* _What the task asks_
Repeat, exactly and in full, the lines of the listing below, but without any pictures.

Charts and diagrams as code:

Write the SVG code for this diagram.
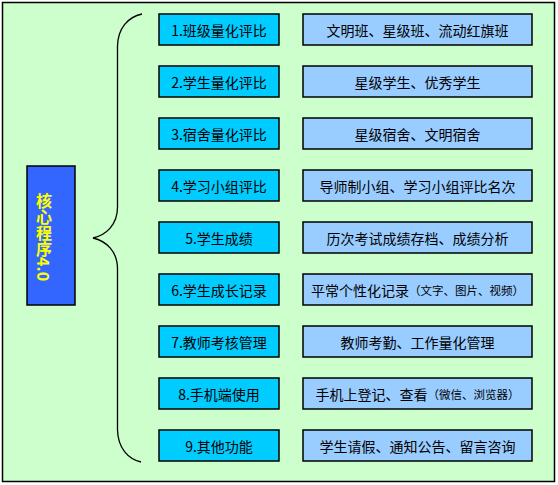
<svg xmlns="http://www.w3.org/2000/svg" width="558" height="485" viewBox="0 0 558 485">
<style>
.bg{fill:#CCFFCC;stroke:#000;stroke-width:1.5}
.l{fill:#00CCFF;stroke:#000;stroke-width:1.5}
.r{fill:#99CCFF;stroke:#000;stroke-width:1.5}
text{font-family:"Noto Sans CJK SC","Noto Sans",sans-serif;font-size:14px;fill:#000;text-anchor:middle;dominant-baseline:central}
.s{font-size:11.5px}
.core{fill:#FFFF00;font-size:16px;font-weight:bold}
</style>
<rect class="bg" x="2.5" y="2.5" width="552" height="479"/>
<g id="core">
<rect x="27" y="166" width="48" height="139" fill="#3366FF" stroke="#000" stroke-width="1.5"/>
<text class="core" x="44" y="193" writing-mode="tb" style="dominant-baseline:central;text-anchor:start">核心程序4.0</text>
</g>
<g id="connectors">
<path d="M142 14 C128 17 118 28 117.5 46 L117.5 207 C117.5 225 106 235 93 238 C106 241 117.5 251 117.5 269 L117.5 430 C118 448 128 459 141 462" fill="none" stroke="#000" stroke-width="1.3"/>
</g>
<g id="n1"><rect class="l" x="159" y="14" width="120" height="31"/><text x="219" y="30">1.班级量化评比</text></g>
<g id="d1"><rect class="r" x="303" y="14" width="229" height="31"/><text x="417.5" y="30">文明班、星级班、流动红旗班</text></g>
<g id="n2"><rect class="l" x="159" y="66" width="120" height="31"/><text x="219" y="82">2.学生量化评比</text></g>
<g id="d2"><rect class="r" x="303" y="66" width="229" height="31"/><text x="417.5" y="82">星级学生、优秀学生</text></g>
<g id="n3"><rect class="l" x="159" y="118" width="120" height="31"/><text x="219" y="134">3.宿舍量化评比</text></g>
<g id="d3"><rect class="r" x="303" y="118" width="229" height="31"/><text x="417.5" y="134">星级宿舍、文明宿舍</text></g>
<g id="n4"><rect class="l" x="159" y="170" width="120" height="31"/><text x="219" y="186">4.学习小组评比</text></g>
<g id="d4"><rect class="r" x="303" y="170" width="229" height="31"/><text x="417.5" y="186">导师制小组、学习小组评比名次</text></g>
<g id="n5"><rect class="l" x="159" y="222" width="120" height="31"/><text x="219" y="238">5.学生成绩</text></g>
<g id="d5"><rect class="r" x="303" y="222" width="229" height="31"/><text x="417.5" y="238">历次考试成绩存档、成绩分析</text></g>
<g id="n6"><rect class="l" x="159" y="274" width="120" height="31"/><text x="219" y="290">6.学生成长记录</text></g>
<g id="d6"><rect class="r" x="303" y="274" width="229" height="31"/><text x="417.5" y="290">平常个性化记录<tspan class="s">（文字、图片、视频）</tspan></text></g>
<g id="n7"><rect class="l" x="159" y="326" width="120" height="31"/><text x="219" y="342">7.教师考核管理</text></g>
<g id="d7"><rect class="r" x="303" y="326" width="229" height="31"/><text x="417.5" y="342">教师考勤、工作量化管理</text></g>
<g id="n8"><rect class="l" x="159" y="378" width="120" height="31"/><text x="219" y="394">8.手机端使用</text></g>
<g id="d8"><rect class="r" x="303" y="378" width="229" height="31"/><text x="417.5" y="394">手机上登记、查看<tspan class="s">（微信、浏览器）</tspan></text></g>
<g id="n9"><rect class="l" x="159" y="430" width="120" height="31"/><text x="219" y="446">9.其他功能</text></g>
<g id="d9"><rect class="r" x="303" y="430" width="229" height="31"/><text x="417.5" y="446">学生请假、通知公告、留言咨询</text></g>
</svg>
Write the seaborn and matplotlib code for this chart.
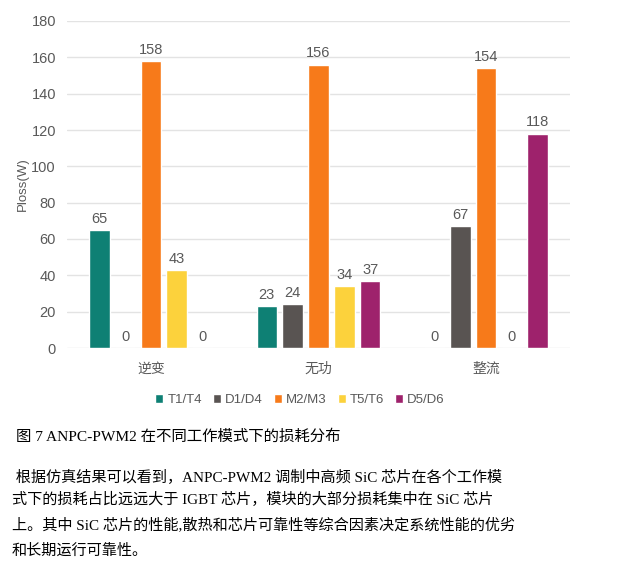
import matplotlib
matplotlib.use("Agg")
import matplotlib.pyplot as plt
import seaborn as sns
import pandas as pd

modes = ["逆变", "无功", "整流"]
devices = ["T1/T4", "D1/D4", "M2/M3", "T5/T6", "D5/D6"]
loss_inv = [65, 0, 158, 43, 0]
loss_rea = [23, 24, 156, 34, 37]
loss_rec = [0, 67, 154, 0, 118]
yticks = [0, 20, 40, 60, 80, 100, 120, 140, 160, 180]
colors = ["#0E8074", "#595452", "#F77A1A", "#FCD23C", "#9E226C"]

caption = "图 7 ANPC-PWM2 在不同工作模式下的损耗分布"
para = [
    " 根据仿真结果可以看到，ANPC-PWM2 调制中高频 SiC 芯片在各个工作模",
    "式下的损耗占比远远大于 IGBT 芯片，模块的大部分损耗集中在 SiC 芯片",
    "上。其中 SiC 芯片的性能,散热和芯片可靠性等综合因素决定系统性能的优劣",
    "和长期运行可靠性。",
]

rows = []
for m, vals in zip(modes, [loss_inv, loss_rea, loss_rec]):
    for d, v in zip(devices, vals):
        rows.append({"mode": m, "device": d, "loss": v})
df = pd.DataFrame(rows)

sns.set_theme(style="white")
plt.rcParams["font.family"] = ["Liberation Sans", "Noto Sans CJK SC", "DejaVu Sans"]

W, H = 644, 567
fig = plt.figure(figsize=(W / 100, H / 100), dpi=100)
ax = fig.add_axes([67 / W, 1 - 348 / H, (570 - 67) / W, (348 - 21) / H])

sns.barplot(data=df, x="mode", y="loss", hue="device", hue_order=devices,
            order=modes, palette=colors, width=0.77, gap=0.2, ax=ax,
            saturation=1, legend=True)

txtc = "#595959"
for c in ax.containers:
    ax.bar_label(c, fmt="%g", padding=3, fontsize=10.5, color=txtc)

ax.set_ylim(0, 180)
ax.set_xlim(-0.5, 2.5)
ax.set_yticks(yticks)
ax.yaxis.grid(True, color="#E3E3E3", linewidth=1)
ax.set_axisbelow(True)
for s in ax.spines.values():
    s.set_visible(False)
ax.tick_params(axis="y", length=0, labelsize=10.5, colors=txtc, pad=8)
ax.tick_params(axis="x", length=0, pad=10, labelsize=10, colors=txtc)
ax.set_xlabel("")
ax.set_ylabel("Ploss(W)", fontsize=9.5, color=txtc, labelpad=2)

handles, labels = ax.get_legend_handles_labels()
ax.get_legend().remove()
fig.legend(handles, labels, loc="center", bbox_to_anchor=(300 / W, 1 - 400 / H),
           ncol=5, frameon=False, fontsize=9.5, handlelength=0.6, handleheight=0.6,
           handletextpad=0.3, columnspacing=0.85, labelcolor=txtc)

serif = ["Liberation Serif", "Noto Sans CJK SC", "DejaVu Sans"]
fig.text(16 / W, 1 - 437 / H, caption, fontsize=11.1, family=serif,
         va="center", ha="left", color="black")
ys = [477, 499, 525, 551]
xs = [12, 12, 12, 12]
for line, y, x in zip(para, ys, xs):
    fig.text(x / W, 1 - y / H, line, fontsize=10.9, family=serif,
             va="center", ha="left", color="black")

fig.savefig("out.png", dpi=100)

* _Complete response_
Write the SVG code for this diagram.
<svg xmlns="http://www.w3.org/2000/svg" width="558" height="485" viewBox="0 0 558 485">
<style>
.bg{fill:#CCFFCC;stroke:#000;stroke-width:1.5}
.l{fill:#00CCFF;stroke:#000;stroke-width:1.5}
.r{fill:#99CCFF;stroke:#000;stroke-width:1.5}
text{font-family:"Noto Sans CJK SC","Noto Sans",sans-serif;font-size:14px;fill:#000;text-anchor:middle;dominant-baseline:central}
.s{font-size:11.5px}
.core{fill:#FFFF00;font-size:16px;font-weight:bold}
</style>
<rect class="bg" x="2.5" y="2.5" width="552" height="479"/>
<g id="core">
<rect x="27" y="166" width="48" height="139" fill="#3366FF" stroke="#000" stroke-width="1.5"/>
<text class="core" x="44" y="193" writing-mode="tb" style="dominant-baseline:central;text-anchor:start">核心程序4.0</text>
</g>
<g id="connectors">
<path d="M142 14 C128 17 118 28 117.5 46 L117.5 207 C117.5 225 106 235 93 238 C106 241 117.5 251 117.5 269 L117.5 430 C118 448 128 459 141 462" fill="none" stroke="#000" stroke-width="1.3"/>
</g>
<g id="n1"><rect class="l" x="159" y="14" width="120" height="31"/><text x="219" y="30">1.班级量化评比</text></g>
<g id="d1"><rect class="r" x="303" y="14" width="229" height="31"/><text x="417.5" y="30">文明班、星级班、流动红旗班</text></g>
<g id="n2"><rect class="l" x="159" y="66" width="120" height="31"/><text x="219" y="82">2.学生量化评比</text></g>
<g id="d2"><rect class="r" x="303" y="66" width="229" height="31"/><text x="417.5" y="82">星级学生、优秀学生</text></g>
<g id="n3"><rect class="l" x="159" y="118" width="120" height="31"/><text x="219" y="134">3.宿舍量化评比</text></g>
<g id="d3"><rect class="r" x="303" y="118" width="229" height="31"/><text x="417.5" y="134">星级宿舍、文明宿舍</text></g>
<g id="n4"><rect class="l" x="159" y="170" width="120" height="31"/><text x="219" y="186">4.学习小组评比</text></g>
<g id="d4"><rect class="r" x="303" y="170" width="229" height="31"/><text x="417.5" y="186">导师制小组、学习小组评比名次</text></g>
<g id="n5"><rect class="l" x="159" y="222" width="120" height="31"/><text x="219" y="238">5.学生成绩</text></g>
<g id="d5"><rect class="r" x="303" y="222" width="229" height="31"/><text x="417.5" y="238">历次考试成绩存档、成绩分析</text></g>
<g id="n6"><rect class="l" x="159" y="274" width="120" height="31"/><text x="219" y="290">6.学生成长记录</text></g>
<g id="d6"><rect class="r" x="303" y="274" width="229" height="31"/><text x="417.5" y="290">平常个性化记录<tspan class="s">（文字、图片、视频）</tspan></text></g>
<g id="n7"><rect class="l" x="159" y="326" width="120" height="31"/><text x="219" y="342">7.教师考核管理</text></g>
<g id="d7"><rect class="r" x="303" y="326" width="229" height="31"/><text x="417.5" y="342">教师考勤、工作量化管理</text></g>
<g id="n8"><rect class="l" x="159" y="378" width="120" height="31"/><text x="219" y="394">8.手机端使用</text></g>
<g id="d8"><rect class="r" x="303" y="378" width="229" height="31"/><text x="417.5" y="394">手机上登记、查看<tspan class="s">（微信、浏览器）</tspan></text></g>
<g id="n9"><rect class="l" x="159" y="430" width="120" height="31"/><text x="219" y="446">9.其他功能</text></g>
<g id="d9"><rect class="r" x="303" y="430" width="229" height="31"/><text x="417.5" y="446">学生请假、通知公告、留言咨询</text></g>
</svg>
Write the seaborn and matplotlib code for this chart.
import matplotlib
matplotlib.use("Agg")
import matplotlib.pyplot as plt
import seaborn as sns
import pandas as pd

modes = ["逆变", "无功", "整流"]
devices = ["T1/T4", "D1/D4", "M2/M3", "T5/T6", "D5/D6"]
loss_inv = [65, 0, 158, 43, 0]
loss_rea = [23, 24, 156, 34, 37]
loss_rec = [0, 67, 154, 0, 118]
yticks = [0, 20, 40, 60, 80, 100, 120, 140, 160, 180]
colors = ["#0E8074", "#595452", "#F77A1A", "#FCD23C", "#9E226C"]

caption = "图 7 ANPC-PWM2 在不同工作模式下的损耗分布"
para = [
    " 根据仿真结果可以看到，ANPC-PWM2 调制中高频 SiC 芯片在各个工作模",
    "式下的损耗占比远远大于 IGBT 芯片，模块的大部分损耗集中在 SiC 芯片",
    "上。其中 SiC 芯片的性能,散热和芯片可靠性等综合因素决定系统性能的优劣",
    "和长期运行可靠性。",
]

rows = []
for m, vals in zip(modes, [loss_inv, loss_rea, loss_rec]):
    for d, v in zip(devices, vals):
        rows.append({"mode": m, "device": d, "loss": v})
df = pd.DataFrame(rows)

sns.set_theme(style="white")
plt.rcParams["font.family"] = ["Liberation Sans", "Noto Sans CJK SC", "DejaVu Sans"]

W, H = 644, 567
fig = plt.figure(figsize=(W / 100, H / 100), dpi=100)
ax = fig.add_axes([67 / W, 1 - 348 / H, (570 - 67) / W, (348 - 21) / H])

sns.barplot(data=df, x="mode", y="loss", hue="device", hue_order=devices,
            order=modes, palette=colors, width=0.77, gap=0.2, ax=ax,
            saturation=1, legend=True)

txtc = "#595959"
for c in ax.containers:
    ax.bar_label(c, fmt="%g", padding=3, fontsize=10.5, color=txtc)

ax.set_ylim(0, 180)
ax.set_xlim(-0.5, 2.5)
ax.set_yticks(yticks)
ax.yaxis.grid(True, color="#E3E3E3", linewidth=1)
ax.set_axisbelow(True)
for s in ax.spines.values():
    s.set_visible(False)
ax.tick_params(axis="y", length=0, labelsize=10.5, colors=txtc, pad=8)
ax.tick_params(axis="x", length=0, pad=10, labelsize=10, colors=txtc)
ax.set_xlabel("")
ax.set_ylabel("Ploss(W)", fontsize=9.5, color=txtc, labelpad=2)

handles, labels = ax.get_legend_handles_labels()
ax.get_legend().remove()
fig.legend(handles, labels, loc="center", bbox_to_anchor=(300 / W, 1 - 400 / H),
           ncol=5, frameon=False, fontsize=9.5, handlelength=0.6, handleheight=0.6,
           handletextpad=0.3, columnspacing=0.85, labelcolor=txtc)

serif = ["Liberation Serif", "Noto Sans CJK SC", "DejaVu Sans"]
fig.text(16 / W, 1 - 437 / H, caption, fontsize=11.1, family=serif,
         va="center", ha="left", color="black")
ys = [477, 499, 525, 551]
xs = [12, 12, 12, 12]
for line, y, x in zip(para, ys, xs):
    fig.text(x / W, 1 - y / H, line, fontsize=10.9, family=serif,
             va="center", ha="left", color="black")

fig.savefig("out.png", dpi=100)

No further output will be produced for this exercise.